At specific durations, it switches the machine to the next state. However, it also outputs signals during some of the states, which can mean we are repeatedly outputting the same signal until the timer comparison moves the machine to the next state. A simple change fixed this - with the code that emits signals only taking place on the first cycle in a new state, saving the old state to detect the 'edge'.
The character lookup was unnecessarily complex, looking through a table of all 44 possible tilt and rotate combinations for the typeball hemisphere to find a match, then using the index of where we matched to pick out a character from the hemisphere glyph table. I created a direct access table with all 64 possible combinations of tilt and rotate values, even though only 44 of them are valid, so that I could pick up the index using the tilt/rotate selection value as the displacement into the table. That avoided the loop reading through a table.
I made many improvements long these lines to reduce the compute load and free up the Arduino for faster response. When I am back I can do some testing to verify whether it can keep up with the stream of characters and short movements.
ADDING IN APL TYPEBALL SUPPORT
One of the stretch goals when I began this project was to emulate both the normal console type element and the special Selectric ball used with APL (A Programming Language). I have a few type 988 balls which would allow the IBM 1130 system to run APL, when put on the 1053 console printer. I believed that adding this to the emulator would be useful.
One of the challenges of the APL character set is that there are many more symbols than the 88 positions on a Selectric type element. Once you consider the 26 alphabetic and 10 numeric characters that must be included, only 52 spots are available for other glyphs. The solution IBM adopted was to overstrike, typing one character from the ball, backspacing, then typing another (or even a third), to combine together to form the intended glyph.
This poses a small challenge to the emulator which sends data to a remote terminal program for display. It isn't using actual paper, thus when the backspace is sent after the first character is typed, the terminal will replace the first character with the second when it is sent rather than combining the two.
This is a minor issue with normal console characters, since overprinting is not done that often with the 1130. Passwords might be obscured by backspacing and typing various characters over the entered password thus making it very hard for an observer to read the password from the paper. The 1053 diagnostic prints a line of O characters, each time backing up and typing a * character. This is used to verify how accurately the spacing and backspacing is operating.
This becomes much more of an issue with APL where overprinting is very common. The meaning of a glyph is going to be impossible to discern if you only see the last character typed into a column and not the prior ones.

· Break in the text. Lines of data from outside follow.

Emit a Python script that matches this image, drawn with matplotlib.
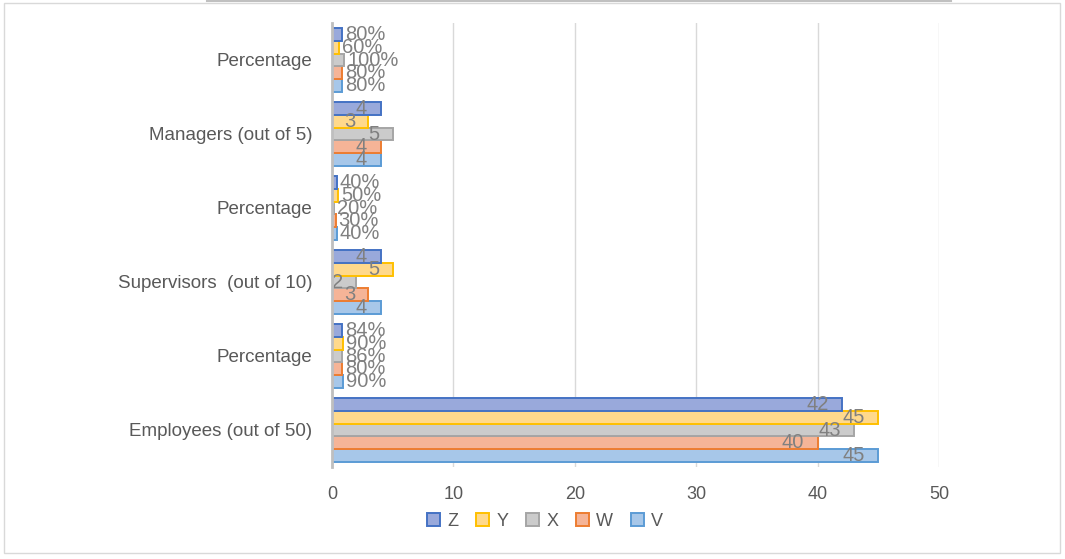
import numpy as np
import matplotlib
matplotlib.use('Agg')
from matplotlib import pyplot as plt
from matplotlib.patches import Rectangle
from matplotlib.lines import Line2D

# categories, bottom to top
categories = ['Employees (out of 50)', 'Percentage', 'Supervisors  (out of 10)',
              'Percentage', 'Managers (out of 5)', 'Percentage']
series = ['V', 'W', 'X', 'Y', 'Z']
values = {
    'V': [45, 0.90, 4, 0.40, 4, 0.80],
    'W': [40, 0.80, 3, 0.30, 4, 0.80],
    'X': [43, 0.86, 2, 0.20, 5, 1.00],
    'Y': [45, 0.90, 5, 0.50, 3, 0.60],
    'Z': [42, 0.84, 4, 0.40, 4, 0.80],
}
is_pct = [False, True, False, True, False, True]
xticks = [0, 10, 20, 30, 40, 50]

fills = {'V': '#a7c7e9', 'W': '#f5b497', 'X': '#cbcbcb', 'Y': '#ffd98c', 'Z': '#99a9db'}
edges = {'V': '#5b9bd5', 'W': '#ed7d31', 'X': '#a5a5a5', 'Y': '#ffc000', 'Z': '#4472c4'}

plt.rcParams['font.family'] = ['Liberation Sans', 'DejaVu Sans']

fig = plt.figure(figsize=(10.65, 5.59), dpi=100)
ax = fig.add_axes([332 / 1065, 1 - 467 / 559, (939 - 332) / 1065, (467 - 23) / 559])

y = np.arange(len(categories))
h = 0.173
for i, s in enumerate(series):
    off = (i - 2) * h
    ax.barh(y + off, values[s], height=h, color=fills[s], edgecolor=edges[s],
            linewidth=1.4, zorder=3)
    for j, v in enumerate(values[s]):
        if is_pct[j]:
            ax.text(v + 0.25, y[j] + off, '{:.0f}%'.format(v * 100), va='center',
                    ha='left', fontsize=14.5, color='#808080', zorder=4)
        else:
            ax.text(v - 1.1, y[j] + off, str(v), va='center', ha='right',
                    fontsize=14.5, color='#808080', zorder=4)

ax.set_xlim(0, 50)
ax.set_ylim(-0.5, len(categories) - 0.5)
ax.set_xticks(xticks)
ax.set_yticks(y)
ax.set_yticklabels(categories)
ax.tick_params(axis='y', length=0, colors='#595959', labelsize=13.5, pad=14)
ax.tick_params(axis='x', length=0, colors='#595959', labelsize=13, pad=14)
ax.grid(axis='x', color='#d9d9d9', linewidth=1, zorder=0)
for sp in ['top', 'right', 'bottom']:
    ax.spines[sp].set_visible(False)
ax.spines['left'].set_color('#bfbfbf')
ax.spines['left'].set_linewidth(2)
ax.spines['left'].set_zorder(5)

handles = [Rectangle((0, 0), 1, 1, facecolor=fills[s], edgecolor=edges[s], linewidth=1.4)
           for s in series[::-1]]
leg = fig.legend(handles, series[::-1], loc='center', bbox_to_anchor=(545 / 1065, 1 - 521 / 559),
                 ncol=5, frameon=False, fontsize=13, handlelength=0.75, handleheight=0.75,
                 handletextpad=0.4, columnspacing=0.95)
for t in leg.get_texts():
    t.set_color('#595959')

# chart area frame
fig.add_artist(Rectangle((4 / 1065, 1 - 553 / 559), 1056 / 1065, 550 / 559,
                         transform=fig.transFigure, fill=False, edgecolor='#d9d9d9', linewidth=1))
fig.add_artist(Line2D([207 / 1065, 951 / 1065], [1 - 0.8 / 559, 1 - 0.8 / 559],
                      transform=fig.transFigure, color='#c0c0c0', linewidth=1.5))

fig.savefig('out.png', dpi=100)
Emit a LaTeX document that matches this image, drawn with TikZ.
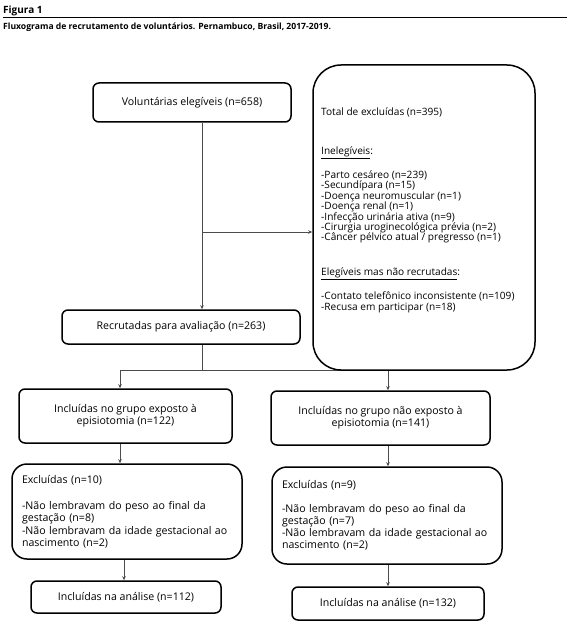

This can be solved by developing a custom terminal program to display the output of the emulator. It would retain the characters in the current line, thus when backspacing it would merge the prior column contents with the newly typed character. The program will be displaying the columns as bitmaps avoiding the need to find a unicode glyph for the combinations.
Meanwhile, I had to create the alternative set of glyphs for the 88 positions of the APL typeball. The emulator has a command that can be issued over the serial link that switches between normal and APL elements. I just had to find all the glyphs such as ⊥ and ∆ to put them into the table. As long as unicode had the character, I could transmit it over the serial link.
To make life more interesting, since I was visiting relatives in Myrtle Beach, South Carolina over the past few days, I had to recreate the APL typeball without having it in my hand for direct inspection. I had to look over various online documents and use a 3D viewer to examine a replacement typeball designed by another hobbyist.